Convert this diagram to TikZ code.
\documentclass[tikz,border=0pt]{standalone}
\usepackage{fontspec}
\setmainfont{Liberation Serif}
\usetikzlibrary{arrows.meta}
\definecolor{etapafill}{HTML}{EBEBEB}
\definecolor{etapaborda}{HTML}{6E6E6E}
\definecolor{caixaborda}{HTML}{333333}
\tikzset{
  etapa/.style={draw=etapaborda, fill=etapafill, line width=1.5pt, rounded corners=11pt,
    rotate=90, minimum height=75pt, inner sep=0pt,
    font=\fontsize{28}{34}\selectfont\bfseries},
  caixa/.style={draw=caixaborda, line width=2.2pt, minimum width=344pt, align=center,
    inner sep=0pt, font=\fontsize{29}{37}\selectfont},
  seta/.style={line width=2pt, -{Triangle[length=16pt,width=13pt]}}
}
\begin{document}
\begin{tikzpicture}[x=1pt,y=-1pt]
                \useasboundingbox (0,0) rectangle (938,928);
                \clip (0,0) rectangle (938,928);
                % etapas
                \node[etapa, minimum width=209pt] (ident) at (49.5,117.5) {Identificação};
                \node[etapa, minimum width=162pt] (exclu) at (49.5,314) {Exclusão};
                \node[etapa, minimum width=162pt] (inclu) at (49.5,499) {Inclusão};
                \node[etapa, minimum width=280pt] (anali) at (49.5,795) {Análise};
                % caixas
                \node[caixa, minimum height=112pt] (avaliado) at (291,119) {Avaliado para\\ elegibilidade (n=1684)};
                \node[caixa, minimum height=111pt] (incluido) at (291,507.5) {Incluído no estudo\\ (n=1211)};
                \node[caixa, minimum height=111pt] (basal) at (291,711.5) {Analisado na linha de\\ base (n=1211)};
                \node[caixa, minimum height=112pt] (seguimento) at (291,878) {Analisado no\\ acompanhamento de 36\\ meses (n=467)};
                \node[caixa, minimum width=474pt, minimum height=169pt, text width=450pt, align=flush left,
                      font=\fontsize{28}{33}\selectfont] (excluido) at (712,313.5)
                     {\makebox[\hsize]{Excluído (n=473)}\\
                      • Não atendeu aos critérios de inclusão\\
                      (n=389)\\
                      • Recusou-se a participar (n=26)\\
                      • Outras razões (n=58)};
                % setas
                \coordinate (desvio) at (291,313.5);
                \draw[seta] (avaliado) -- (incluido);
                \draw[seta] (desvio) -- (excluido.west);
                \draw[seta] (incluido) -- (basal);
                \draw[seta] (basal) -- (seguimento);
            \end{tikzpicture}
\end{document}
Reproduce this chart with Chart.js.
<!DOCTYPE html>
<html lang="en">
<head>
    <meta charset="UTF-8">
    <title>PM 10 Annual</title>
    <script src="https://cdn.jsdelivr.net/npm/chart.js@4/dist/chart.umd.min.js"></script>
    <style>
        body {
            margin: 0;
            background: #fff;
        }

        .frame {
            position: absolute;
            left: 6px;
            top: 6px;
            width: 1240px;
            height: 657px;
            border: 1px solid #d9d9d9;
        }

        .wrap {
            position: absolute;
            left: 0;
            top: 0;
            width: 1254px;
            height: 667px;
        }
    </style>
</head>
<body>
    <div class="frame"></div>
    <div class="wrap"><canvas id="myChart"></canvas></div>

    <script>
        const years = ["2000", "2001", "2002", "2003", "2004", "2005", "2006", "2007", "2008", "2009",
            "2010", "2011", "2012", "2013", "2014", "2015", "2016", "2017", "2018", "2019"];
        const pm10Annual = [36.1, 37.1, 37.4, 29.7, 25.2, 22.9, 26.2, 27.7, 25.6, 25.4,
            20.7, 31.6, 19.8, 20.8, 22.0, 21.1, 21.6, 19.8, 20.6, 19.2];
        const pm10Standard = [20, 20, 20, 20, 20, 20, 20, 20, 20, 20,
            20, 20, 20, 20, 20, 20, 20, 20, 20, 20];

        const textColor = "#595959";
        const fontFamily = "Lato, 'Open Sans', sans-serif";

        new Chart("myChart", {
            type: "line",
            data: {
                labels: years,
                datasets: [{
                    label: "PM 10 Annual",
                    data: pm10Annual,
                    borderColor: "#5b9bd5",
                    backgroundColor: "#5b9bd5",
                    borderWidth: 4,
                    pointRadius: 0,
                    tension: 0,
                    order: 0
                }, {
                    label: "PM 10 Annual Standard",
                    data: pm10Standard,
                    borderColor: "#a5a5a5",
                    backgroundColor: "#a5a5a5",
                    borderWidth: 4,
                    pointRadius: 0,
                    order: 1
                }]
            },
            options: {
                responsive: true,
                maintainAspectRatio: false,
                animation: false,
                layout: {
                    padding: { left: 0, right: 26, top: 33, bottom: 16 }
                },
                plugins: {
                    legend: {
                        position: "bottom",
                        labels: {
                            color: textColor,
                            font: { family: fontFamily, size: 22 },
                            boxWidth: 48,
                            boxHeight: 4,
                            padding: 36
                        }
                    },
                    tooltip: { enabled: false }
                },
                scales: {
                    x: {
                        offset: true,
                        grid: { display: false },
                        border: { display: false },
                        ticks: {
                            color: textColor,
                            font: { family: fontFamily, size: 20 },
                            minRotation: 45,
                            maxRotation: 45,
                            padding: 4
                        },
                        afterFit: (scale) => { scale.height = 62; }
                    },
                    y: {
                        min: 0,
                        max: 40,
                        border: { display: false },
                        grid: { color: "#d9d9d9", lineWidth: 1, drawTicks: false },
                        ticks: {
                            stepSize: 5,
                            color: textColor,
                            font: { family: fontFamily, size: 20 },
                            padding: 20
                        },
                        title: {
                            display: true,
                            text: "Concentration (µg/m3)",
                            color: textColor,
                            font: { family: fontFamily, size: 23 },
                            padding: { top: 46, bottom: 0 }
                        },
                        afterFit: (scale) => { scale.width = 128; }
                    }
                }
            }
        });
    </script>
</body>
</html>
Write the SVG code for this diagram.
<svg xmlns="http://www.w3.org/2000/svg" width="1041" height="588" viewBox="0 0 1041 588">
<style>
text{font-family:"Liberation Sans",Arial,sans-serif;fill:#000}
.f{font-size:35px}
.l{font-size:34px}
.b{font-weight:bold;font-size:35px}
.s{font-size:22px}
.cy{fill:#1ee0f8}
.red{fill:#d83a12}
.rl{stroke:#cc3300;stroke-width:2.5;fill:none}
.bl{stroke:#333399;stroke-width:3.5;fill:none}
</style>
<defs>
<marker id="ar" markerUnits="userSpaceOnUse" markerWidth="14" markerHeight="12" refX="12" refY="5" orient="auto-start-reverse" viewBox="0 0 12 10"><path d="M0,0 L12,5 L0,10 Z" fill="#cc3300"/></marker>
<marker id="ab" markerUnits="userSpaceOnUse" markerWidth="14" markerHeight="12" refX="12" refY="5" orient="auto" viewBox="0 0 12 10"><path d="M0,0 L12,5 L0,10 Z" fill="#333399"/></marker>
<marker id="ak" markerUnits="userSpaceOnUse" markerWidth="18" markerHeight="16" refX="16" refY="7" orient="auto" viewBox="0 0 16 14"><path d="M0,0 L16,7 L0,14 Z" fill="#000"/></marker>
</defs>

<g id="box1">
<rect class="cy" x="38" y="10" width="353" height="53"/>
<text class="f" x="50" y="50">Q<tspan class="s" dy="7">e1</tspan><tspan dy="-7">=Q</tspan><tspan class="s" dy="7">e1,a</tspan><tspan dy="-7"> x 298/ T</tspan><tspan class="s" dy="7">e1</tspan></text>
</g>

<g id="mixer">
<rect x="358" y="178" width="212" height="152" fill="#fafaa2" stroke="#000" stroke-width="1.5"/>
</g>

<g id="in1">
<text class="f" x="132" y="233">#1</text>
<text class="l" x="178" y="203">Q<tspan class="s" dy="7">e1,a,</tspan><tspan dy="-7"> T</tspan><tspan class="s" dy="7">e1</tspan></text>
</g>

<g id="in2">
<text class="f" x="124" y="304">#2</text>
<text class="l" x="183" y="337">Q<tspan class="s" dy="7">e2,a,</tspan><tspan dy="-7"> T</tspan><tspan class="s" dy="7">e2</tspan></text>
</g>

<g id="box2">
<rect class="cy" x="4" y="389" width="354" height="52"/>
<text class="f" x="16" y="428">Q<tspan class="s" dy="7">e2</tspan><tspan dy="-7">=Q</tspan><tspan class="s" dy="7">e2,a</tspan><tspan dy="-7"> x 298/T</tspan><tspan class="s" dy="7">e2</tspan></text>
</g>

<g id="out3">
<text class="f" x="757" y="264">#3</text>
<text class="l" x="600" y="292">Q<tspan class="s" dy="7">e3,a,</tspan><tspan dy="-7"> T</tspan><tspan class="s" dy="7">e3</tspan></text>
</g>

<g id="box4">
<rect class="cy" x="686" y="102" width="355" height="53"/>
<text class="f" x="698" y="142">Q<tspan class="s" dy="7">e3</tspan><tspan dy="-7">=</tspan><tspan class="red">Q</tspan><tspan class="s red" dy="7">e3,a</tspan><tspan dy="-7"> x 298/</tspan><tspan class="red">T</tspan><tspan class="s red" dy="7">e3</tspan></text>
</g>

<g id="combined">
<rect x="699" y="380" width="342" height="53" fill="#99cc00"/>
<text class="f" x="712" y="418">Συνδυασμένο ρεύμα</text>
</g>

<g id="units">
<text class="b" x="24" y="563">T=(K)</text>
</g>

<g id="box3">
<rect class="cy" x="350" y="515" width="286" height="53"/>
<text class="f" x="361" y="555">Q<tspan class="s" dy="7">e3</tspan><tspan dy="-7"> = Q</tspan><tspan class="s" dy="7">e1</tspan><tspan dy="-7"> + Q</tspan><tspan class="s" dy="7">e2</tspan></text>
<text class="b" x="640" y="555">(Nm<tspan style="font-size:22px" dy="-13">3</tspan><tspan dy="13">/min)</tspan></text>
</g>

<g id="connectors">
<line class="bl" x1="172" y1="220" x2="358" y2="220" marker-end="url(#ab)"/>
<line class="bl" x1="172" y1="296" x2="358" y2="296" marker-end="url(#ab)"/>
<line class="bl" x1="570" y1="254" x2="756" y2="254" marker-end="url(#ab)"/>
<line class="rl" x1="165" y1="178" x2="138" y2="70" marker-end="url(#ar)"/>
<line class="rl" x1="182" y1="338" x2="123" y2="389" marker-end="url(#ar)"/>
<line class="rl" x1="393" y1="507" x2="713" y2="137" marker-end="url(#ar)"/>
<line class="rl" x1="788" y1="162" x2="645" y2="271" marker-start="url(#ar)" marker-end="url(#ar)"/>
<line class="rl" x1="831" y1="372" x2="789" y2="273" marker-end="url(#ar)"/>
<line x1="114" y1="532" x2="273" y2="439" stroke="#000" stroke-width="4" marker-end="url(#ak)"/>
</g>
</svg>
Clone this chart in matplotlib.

•••••

Check each line of the records above for "code", and copy those that have it.

Convert this diagram to TikZ code.
Write the SVG code for this diagram.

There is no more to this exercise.